Battery and Charging: A Welcome, If Modest, Upgrade
The battery remains at 5,000 mAh — unchanged for several generations — which reviewers generally describe as "respectable but nothing special" for screen-on time. The bigger win is charging: Samsung has bumped wired charging to 60W with its new Super Fast Charging 3.0 standard, plus 25W wireless charging. Nearly every review flags this as one of the most tangible day-to-day improvements over previous Ultras, even if some testers still wish for a larger cell to match rivals like the OnePlus 15.

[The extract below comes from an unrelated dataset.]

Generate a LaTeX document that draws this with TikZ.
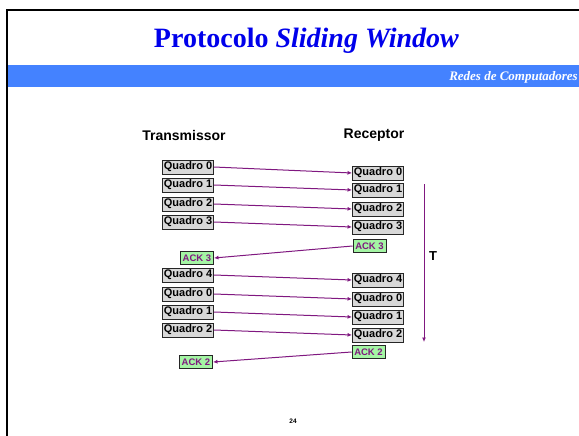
\documentclass[tikz,border=0pt]{standalone}
\usepackage{fontspec}
\setmainfont{Liberation Serif}
\newfontfamily\helv{Liberation Sans}
\usetikzlibrary{arrows.meta}

\definecolor{faixa}{RGB}{68,130,255}
\definecolor{titulo}{RGB}{0,0,235}
\definecolor{roxo}{RGB}{128,24,128}
\definecolor{cinzaq}{RGB}{216,216,216}
\definecolor{verdeack}{RGB}{164,245,164}

\tikzset{
	quadro/.style={draw=black!85, line width=0.9pt, fill=cinzaq, minimum width=51pt, minimum height=14pt, inner sep=0pt, font=\helv\bfseries\fontsize{11}{12}\selectfont},
	ack/.style={draw=black!85, line width=0.9pt, fill=verdeack, minimum width=33pt, minimum height=13pt, inner sep=0pt, text=roxo, font=\helv\bfseries\fontsize{9.5}{10}\selectfont},
	envio/.style={roxo, line width=1pt, -{Latex[length=4.5pt,width=4pt]}},
	cabeca/.style={font=\helv\bfseries\fontsize{14}{16}\selectfont}
}

\begin{document}
\begin{tikzpicture}[x=1pt,y=-1pt]
	\useasboundingbox (0,0) rectangle (579,436);
	\fill[white] (0,0) rectangle (579,436);
	\fill[faixa] (7,65) rectangle (579,87);
	\draw[line width=2.2pt] (7,436) -- (7,10) -- (579,10);
	\node (titulo) [anchor=base, text=titulo, font=\bfseries\fontsize{28}{32}\selectfont] at (306.5,48) {Protocolo \textit{Sliding Window}};
	\node (disciplina) [anchor=base east, inner sep=0pt, text=white, font=\bfseries\itshape\fontsize{13}{15}\selectfont] at (578,81) {Redes de Computadores};
	\node (transmissor) [cabeca] at (184,135) {Transmissor};
	\node (receptor) [cabeca] at (374,135) {Receptor};
	% quadros enviados
	\node (t0) [quadro] at (188,167) {Quadro 0};
	\node (t1) [quadro] at (188,185) {Quadro 1};
	\node (t2) [quadro] at (188,204) {Quadro 2};
	\node (t3) [quadro] at (188,222) {Quadro 3};
	\node (ta3) [ack] at (197,258) {ACK 3};
	\node (t4) [quadro] at (188,275) {Quadro 4};
	\node (t5) [quadro] at (188,294) {Quadro 0};
	\node (t6) [quadro] at (188,312) {Quadro 1};
	\node (t7) [quadro] at (188,330) {Quadro 2};
	\node (ta2) [ack] at (196,362) {ACK 2};
	% quadros recebidos
	\node (r0) [quadro] at (378,173) {Quadro 0};
	\node (r1) [quadro] at (378,190) {Quadro 1};
	\node (r2) [quadro] at (378,209) {Quadro 2};
	\node (r3) [quadro] at (378,227) {Quadro 3};
	\node (ra3) [ack] at (369.5,246) {ACK 3};
	\node (r4) [quadro] at (378,280) {Quadro 4};
	\node (r5) [quadro] at (378,299) {Quadro 0};
	\node (r6) [quadro] at (378,317) {Quadro 1};
	\node (r7) [quadro] at (378,335) {Quadro 2};
	\node (ra2) [ack] at (368.5,352) {ACK 2};
	\foreach \i in {0,...,7}
		\draw [envio] (t\i.east) -- (r\i.west);
	\draw [envio] (ra3.west) -- (ta3.east);
	\draw [envio] (ra2.west) -- (ta2.east);
	% eixo do tempo
	\coordinate (tempo ini) at (424,184);
	\coordinate (tempo fim) at (424,342);
	\draw [envio] (tempo ini) -- (tempo fim);
	\node (tempo) [font=\helv\bfseries\fontsize{13}{15}\selectfont] at (433,256) {T};
	\node (pagina) [font=\helv\bfseries\fontsize{6.5}{8}\selectfont] at (293,421) {24};
\end{tikzpicture}
\end{document}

Software and the Bigger Picture
Samsung has leaned heavily into One UI 8.5 and its Galaxy AI suite this generation, and Samsung's own leadership has been candid that the company is "no longer chasing specs" the way it once did, focusing instead on software experiences layered on top of steady hardware. That framing lines up with what reviewers are finding: this is a phone that wins by being reliably excellent across the board — design, performance, software support (up to seven years of OS updates), and now privacy — rather than by leading in any single hardware category.
The Verdict
Most reviews land in similar territory: the Galaxy S26 Ultra is one of the most complete Android phones available, and for anyone who values reliability, One UI's polish, and a genuinely useful new privacy feature, it remains the safe, excellent choice at $1,300. But it's no longer the automatic pick for camera quality, where Chinese rivals have pulled ahead, and the Privacy Display's brightness and contrast trade-offs mean it's not a universal win, either. Existing S25 Ultra owners are broadly told to skip this generation; everyone else is getting Samsung's most refined Ultra yet, just not its most groundbreaking.